Deepfakes – videos where a person’s face or body has been digitally altered to mimic someone else – are getting disturbingly good: they now even have heartbeats.
This finding, detailed in a new study published in the journal Frontiers in Imaging, could render some of the most advanced deepfake detectors – which rely on analysing consistent patterns of blood flows across a person's face – essentially useless, making dangerous content even harder to spot.
Deepfakes are usually created from ‘driving videos’, real footage that artificial intelligence manipulates to alter the features or even the entire identity of a person on film.
Not all uses are malicious: smartphone apps that age your face or turn you into a cartoon cat, for example, use similar underlying techniques for harmless entertainment.
At their worst, however, deepfakes can be weaponised to create unsolicited sexual content, spread misinformation or frame innocent people.

In the study, researchers used a cutting-edge deepfake detector built on medical imaging technology.
Remote photoplethysmography (rPPP) estimates pulse by detecting tiny changes in how light travels through the skin – the same principle behind pulse oximeters used in hospitals.
The detectors are impressively accurate: when compared against electrocardiogram (ECG) recordings, the difference was just two to three beats per minute.
Until now, it was thought that deepfakes couldn’t replicate these subtle signals well enough to fool rPPP-based detectors. But that assumption no longer holds.
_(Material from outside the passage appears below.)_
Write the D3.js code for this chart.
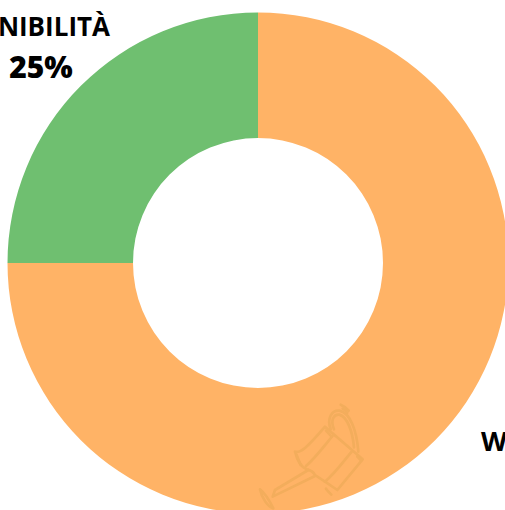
<!DOCTYPE html>
<html>
<head>
<meta charset="utf-8">
<script src="https://cdn.jsdelivr.net/npm/d3@7"></script>
<style>
  html, body { margin: 0; padding: 0; overflow: hidden; background: #fff; }
  svg { display: block; }
</style>
</head>
<body>
<div id="chart"></div>
<script>
const categories = ["Orange", "Green"];
const values = [75, 25];
const colors = ["#FFB366", "#6FBF70"];

const width = 505;
const height = 510;
const cx = 258;
const cy = 263;
const outerRadius = 250.5;
const innerRadius = 125;

const svg = d3.select("#chart")
  .append("svg")
  .attr("width", width)
  .attr("height", height)
  .style("font-family", "'Open Sans', sans-serif");

const color = d3.scaleOrdinal().domain(categories).range(colors);

// starts at 12 o'clock with the big slice going clockwise
const pie = d3.pie().value((d) => d.value).sort(null);
const arc = d3.arc().innerRadius(innerRadius).outerRadius(outerRadius);

const data = categories.map((c, i) => ({ category: c, value: values[i] }));

svg.append("g")
  .attr("transform", `translate(${cx},${cy})`)
  .selectAll("path")
  .data(pie(data))
  .enter()
  .append("path")
  .attr("d", arc)
  .attr("fill", (d) => color(d.data.category));

// watering can watermark
const can = svg.append("g")
  .attr("transform", "translate(250,390) scale(0.3333)")
  .attr("fill", "none")
  .attr("stroke", "#F3AD5C")
  .attr("stroke-width", 8)
  .attr("stroke-linejoin", "round")
  .attr("stroke-linecap", "round");

const canPaths = [
  "M135,185 C150,190 170,175 225,110 L338,208 L262,300 L225,275 L195,255 C190,245 180,240 170,238 C150,230 140,205 135,185Z",
  "M250,135 C225,165 195,205 168,228",
  "M305,185 C280,215 255,250 225,275",
  "M242,118 C230,85 245,60 268,62 C300,68 320,120 325,185",
  "M252,118 C240,90 252,72 268,74 C292,80 308,125 312,172",
  "M175,240 L75,300 L68,320 L195,258",
  "M30,298 C45,310 60,335 70,355 C55,352 35,325 30,298Z",
  "M272,44 C282,48 290,54 296,62",
  "M278,56 C284,58 288,62 292,68",
  "M228,296 C232,302 238,308 244,314",
  "M140,195 L152,225",
  "M228,122 L245,140",
  "M322,200 L332,210",
];

can.selectAll("path")
  .data(canPaths)
  .enter()
  .append("path")
  .attr("d", (d) => d);

// labels, both run off the edge of the picture in the reference
const labels = [
  { text: "NIBILITÀ", x: 110, y: 36, anchor: "end", size: 26, weight: 700 },
  { text: "25%", x: 41, y: 78, anchor: "middle", size: 30, weight: 800 },
  { text: "W", x: 481, y: 451, anchor: "start", size: 27, weight: 700 },
];

svg.selectAll("text")
  .data(labels)
  .enter()
  .append("text")
  .attr("x", (d) => d.x)
  .attr("y", (d) => d.y)
  .attr("text-anchor", (d) => d.anchor)
  .attr("font-size", (d) => d.size)
  .attr("font-weight", (d) => d.weight)
  .attr("fill", "#000")
  .text((d) => d.text);
</script>
</body>
</html>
“If your driving video is of a real person, this can now be transferred to the deep fake video,” Prof Peter Eisert, one of the study’s co-authors, told BBC Science Focus. “I guess that’s the fate of all deepfake detectors – the deepfakes get better and better until a detector that worked nicely two years ago begins to completely fail today.”
When the team tested their detector against the latest deepfake videos, it frequently picked up an extremely realistic heartbeat, even though none had been deliberately added.

So, is all hope lost? Are we doomed never to trust a video online again? Not quite yet.
Eisert’s team believes new detection strategies could help. Instead of measuring a simple global pulse rate, future detectors could track the detailed flow of blood across the face.
“As your heart beats, blood flows through blood vessels and into your face,” Eisert said. “It’s then distributed over the entire facial area, and there is a small time lag in that movement that we can pick up in genuine footage.”
Ultimately, though, Eisert doubts that deepfake detectors alone will win the race. Instead, he points towards ‘digital fingerprints’ – cryptographic proofs that show footage hasn’t been tampered with – as a more sustainable solution.
“I fear there will be an end to the deepfake race not too far in the future,” Eisert said. “Personally, I think deepfakes will get so good that they’ll be hard to detect unless we focus more on technology that proves something hasn’t been altered, rather than detecting if something is fake.”
About our expert
Peter Eisert is head of the Vision & Imaging Technologies Department and chair of visual computing at Humboldt University, Germany. A professor of visual computing, he has published more than 200 conference and journal papers. He also serves as an associate editor for the International Journal of Image and Video Processing and sits on the editorial board of the Journal of Visual Communication and Image Representation.